Rotor size, dynamic weight transfer, vehicle weight, and foreseeable use of the vehicle are all critical factors in determining the correct brake formulation, he added. “Friction material should be closely matched to the energy load of the vehicle, not necessarily just to the size of the vehicle.”

Ensuring the right brakes are installed in new vehicle classes goes beyond materials and manufacturer. Customer expectations need to be understood and met.

“The type of friction material paired with a particular brake system arguably has as much to do with if not the most to do with meeting the expectations of the customers of each class of vehicle,” said Caciolo.

Someone driving an entry-level car often cares most about being able to stop predictably and noiselessly with low to moderate effort, he notes, while the performance sector cares about an extreme level of deceleration regardless of other factors. Somewhere in the middle are the luxury brand customers looking to achieve the best of both worlds: predictability, high deceleration, low dust, no noise, and more.

Meeting expectations requires education. Jobbers need to look beyond suppliers’ marketing assertions, said Battershell. “It’s simply not enough to claim a brake pad ‘meets OE specifications,’ ‘reduces noise,’ or ‘offers longer life.’ Look for test results conducted to simulate real-world operating conditions.”

Service for brakes is becoming an increasingly important competitive opportunity for service and repair shops. Consumers are sensitive to changes in braking characteristics after they’ve had a repair and both the brake pad design and friction formulation need to match each vehicle’s unique attributes, said Battershell.

“Shops that get it right in selecting brake pads designed for today’s vehicles are more likely to gain and retain customers, while those that rely on older pads designed for older vehicles are likely to experience more comebacks.”

“… many smaller late-model vehicles are equipped with more robust braking systems than they might have been in the past.”

— Christopher Battershell, Federal-Mogul Motorparts, supplier of the Wagner Brake brand

As obvious as it sounds, not all brakes are made the same. Caciolo cautions jobbers not to discount the engineering and design time OEMs take to pair the proper formulation to the brake system and vehicle.

“Due to a lack of braking standards in North America, you will find several very low-grade options disguised as viable options,” he warned. “Work with your suppliers to educate yourself on the quality of products they provide, if they are an OEM, and what they recommend for your customer base.”

Presently, the focus is on one specific part of the braking system, noted Battershell. “Where we’re seeing the greatest product differentiation is in the brake pad itself, where it is critical for manufacturers – both at the OE and replacement levels – to use sophisticated modeling technologies, laboratory analysis and on-vehicle testing to develop an ideal pad design and material for each application,” he said.

Jobbers will also want to familiarize themselves with the new and emerging trends in brake pad designs and technologies. The next wave is toward copper-free friction materials. The trend on lighter SUV and CUVs has been ceramic pads.
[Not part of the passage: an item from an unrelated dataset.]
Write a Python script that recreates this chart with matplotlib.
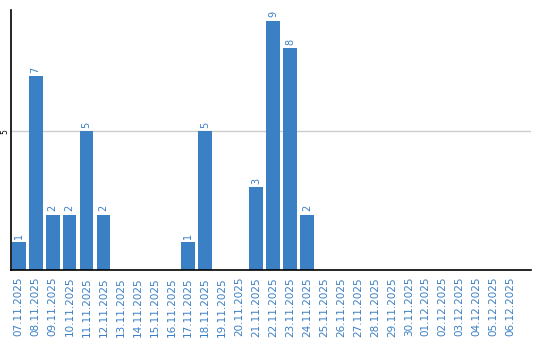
import matplotlib
matplotlib.use("Agg")
import matplotlib.pyplot as plt

dates = ["07.11.2025","08.11.2025","09.11.2025","10.11.2025","11.11.2025","12.11.2025",
         "13.11.2025","14.11.2025","15.11.2025","16.11.2025","17.11.2025","18.11.2025",
         "19.11.2025","20.11.2025","21.11.2025","22.11.2025","23.11.2025","24.11.2025",
         "25.11.2025","26.11.2025","27.11.2025","28.11.2025","29.11.2025","30.11.2025",
         "01.12.2025","02.12.2025","03.12.2025","04.12.2025","05.12.2025","06.12.2025"]
values = [1,7,2,2,5,2,0,0,0,0,1,5,0,0,3,9,8,2,0,0,0,0,0,0,0,0,0,0,0,0]

bar_color = "#3b7fc4"
text_color = "#3b7fc4"

fig = plt.figure(figsize=(5.4, 3.4), dpi=100)
ax = fig.add_axes([11/540, 70/340, 520/540, 260/340])

x = list(range(len(dates)))
ax.bar(x, values, width=0.82, color=bar_color, zorder=2)
for xi, v in zip(x, values):
    if v > 0:
        ax.text(xi, v + 0.12, str(v), rotation=90, ha="center", va="bottom",
                fontsize=7, color=text_color)

ax.set_xlim(-0.45, 30.2)
ax.set_ylim(0, 9.38)
ax.set_yticks([5])
ax.set_yticklabels(["5"], rotation=90, va="center", fontsize=5.5)
ax.yaxis.grid(True, color="#cccccc", linewidth=1, zorder=0)
ax.set_axisbelow(True)
ax.set_xticks(x)
ax.set_xticklabels(dates, rotation=90, fontsize=7.5, color=text_color)
ax.tick_params(axis="x", length=0, pad=5)
ax.tick_params(axis="y", length=0, pad=1)
for s in ["top", "right"]:
    ax.spines[s].set_visible(False)
ax.spines["left"].set_linewidth(1.2)
ax.spines["bottom"].set_linewidth(1.2)

fig.savefig("out.png", dpi=100)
Now heavier vehicles are also coming equipped with ceramic brakes.

“Ceramics can produce lower dust and quiet operation,” said Jerry Forystek, director of friction product development with Brake Parts Inc., in McHenry, Ill.
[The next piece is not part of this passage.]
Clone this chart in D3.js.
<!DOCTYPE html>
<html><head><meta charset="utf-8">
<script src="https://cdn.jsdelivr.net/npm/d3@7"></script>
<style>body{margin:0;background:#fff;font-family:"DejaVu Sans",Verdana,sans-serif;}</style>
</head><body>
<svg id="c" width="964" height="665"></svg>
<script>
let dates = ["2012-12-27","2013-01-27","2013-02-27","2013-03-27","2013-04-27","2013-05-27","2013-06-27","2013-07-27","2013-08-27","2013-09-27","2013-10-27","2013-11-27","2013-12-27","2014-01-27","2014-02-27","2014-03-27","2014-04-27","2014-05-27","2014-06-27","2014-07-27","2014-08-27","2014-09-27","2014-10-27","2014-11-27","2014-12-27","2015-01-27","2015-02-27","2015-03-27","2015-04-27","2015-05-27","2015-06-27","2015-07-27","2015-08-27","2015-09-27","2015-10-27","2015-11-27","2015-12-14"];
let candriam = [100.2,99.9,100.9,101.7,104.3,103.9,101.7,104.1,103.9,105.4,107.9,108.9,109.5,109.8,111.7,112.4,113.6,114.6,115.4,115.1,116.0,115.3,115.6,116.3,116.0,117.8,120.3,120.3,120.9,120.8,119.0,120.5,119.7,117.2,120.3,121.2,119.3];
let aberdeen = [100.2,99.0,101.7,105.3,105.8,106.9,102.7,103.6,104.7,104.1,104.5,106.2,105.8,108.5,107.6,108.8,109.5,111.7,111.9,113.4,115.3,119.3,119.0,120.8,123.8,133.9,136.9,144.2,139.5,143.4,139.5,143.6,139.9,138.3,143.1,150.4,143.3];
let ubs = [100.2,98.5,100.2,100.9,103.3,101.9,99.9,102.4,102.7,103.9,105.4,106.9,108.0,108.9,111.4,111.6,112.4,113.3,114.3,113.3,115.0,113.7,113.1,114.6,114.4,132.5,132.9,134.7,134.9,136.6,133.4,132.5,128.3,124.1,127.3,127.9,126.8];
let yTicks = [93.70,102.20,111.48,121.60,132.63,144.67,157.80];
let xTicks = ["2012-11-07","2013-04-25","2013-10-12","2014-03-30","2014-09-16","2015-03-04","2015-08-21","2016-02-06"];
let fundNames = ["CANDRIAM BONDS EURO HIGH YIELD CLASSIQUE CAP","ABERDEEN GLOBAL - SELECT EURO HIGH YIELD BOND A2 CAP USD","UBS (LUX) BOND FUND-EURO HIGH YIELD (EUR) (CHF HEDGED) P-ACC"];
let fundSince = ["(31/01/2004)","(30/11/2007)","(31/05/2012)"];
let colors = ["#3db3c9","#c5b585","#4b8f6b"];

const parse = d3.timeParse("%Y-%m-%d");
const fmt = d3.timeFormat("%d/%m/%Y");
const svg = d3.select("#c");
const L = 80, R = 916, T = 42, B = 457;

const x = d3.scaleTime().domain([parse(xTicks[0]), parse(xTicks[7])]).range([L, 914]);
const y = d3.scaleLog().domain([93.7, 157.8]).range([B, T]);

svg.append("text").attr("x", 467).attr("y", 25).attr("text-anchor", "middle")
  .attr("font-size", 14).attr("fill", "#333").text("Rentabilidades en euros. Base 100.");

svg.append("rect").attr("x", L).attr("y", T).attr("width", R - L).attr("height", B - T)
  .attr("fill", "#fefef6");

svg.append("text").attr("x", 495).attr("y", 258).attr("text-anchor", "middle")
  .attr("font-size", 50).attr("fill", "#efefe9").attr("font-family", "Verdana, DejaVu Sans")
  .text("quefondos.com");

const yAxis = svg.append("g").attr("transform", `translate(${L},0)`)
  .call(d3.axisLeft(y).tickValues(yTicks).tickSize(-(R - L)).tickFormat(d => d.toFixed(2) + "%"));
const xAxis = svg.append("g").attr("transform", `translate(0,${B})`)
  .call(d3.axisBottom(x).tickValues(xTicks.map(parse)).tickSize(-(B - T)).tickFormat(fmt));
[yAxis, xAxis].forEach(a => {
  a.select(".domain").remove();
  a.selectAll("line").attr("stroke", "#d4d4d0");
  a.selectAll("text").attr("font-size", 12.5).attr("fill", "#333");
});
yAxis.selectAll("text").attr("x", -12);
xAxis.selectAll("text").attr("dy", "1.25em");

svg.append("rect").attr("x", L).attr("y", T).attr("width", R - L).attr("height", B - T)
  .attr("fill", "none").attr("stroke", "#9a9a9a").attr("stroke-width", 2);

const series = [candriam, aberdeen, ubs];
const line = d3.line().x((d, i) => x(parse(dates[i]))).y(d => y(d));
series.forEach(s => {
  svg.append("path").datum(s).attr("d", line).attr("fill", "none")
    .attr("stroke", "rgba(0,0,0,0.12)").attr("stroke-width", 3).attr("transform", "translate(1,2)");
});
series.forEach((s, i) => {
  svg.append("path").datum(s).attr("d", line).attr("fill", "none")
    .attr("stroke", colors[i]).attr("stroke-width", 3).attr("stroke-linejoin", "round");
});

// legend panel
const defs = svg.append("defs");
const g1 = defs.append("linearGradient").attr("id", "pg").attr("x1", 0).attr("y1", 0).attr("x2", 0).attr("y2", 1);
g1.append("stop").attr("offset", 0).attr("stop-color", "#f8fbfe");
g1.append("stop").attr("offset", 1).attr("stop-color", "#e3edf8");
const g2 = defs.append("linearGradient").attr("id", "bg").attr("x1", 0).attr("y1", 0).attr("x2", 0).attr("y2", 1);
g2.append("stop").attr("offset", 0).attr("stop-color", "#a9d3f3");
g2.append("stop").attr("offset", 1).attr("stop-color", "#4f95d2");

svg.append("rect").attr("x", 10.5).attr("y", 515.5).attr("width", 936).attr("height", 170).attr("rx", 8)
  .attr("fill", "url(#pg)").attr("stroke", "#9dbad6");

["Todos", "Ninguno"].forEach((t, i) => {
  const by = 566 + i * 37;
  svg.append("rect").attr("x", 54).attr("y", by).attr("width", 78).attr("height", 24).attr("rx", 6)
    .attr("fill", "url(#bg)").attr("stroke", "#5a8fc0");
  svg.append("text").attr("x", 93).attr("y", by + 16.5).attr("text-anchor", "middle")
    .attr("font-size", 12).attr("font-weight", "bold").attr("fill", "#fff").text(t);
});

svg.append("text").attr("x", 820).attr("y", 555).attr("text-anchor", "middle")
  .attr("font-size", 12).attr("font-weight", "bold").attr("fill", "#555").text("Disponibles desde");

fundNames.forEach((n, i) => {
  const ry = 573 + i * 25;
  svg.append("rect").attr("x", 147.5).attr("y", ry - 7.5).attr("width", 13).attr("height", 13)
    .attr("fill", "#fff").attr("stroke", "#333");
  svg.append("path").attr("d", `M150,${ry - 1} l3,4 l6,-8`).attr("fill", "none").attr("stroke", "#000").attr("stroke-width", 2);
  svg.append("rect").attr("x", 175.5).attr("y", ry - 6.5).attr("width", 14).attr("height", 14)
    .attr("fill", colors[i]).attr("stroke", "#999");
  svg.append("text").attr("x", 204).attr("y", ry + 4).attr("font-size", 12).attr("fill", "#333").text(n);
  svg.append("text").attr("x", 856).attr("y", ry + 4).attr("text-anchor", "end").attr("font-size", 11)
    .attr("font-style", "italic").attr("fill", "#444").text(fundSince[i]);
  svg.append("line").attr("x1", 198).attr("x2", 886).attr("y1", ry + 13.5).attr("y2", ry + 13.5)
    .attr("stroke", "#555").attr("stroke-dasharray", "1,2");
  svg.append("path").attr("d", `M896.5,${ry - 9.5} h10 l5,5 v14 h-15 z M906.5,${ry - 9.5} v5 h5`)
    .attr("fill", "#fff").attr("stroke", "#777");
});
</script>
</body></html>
“However, using ceramic on heavier vehicles that came OE with a semi-met may challenge vehicle braking performance.”

Jobbers, technicians, and the aftermarket in general also need to be wary of copper-free friction materials that are not genuine ceramic materials, said Roszman, noting that, in some cases, older semi-metallic friction formulations are being reconstituted.

“These formulations, while copper free, will not have the noise, dust, and judder-free performance of a well-developed ceramic,” he said.

“Government regulation,” Roszman added, “is also influencing basic brake design to enhance their environmental impact.”

Another trend is cars that come equipped with higher-performance brake systems usually with fixed calipers. Electric parking brake calipers with motor gear unit integration allow parking functionality and are becoming the choice of many OEMs over the more traditional drum in hat style parking systems, noted Caciolo.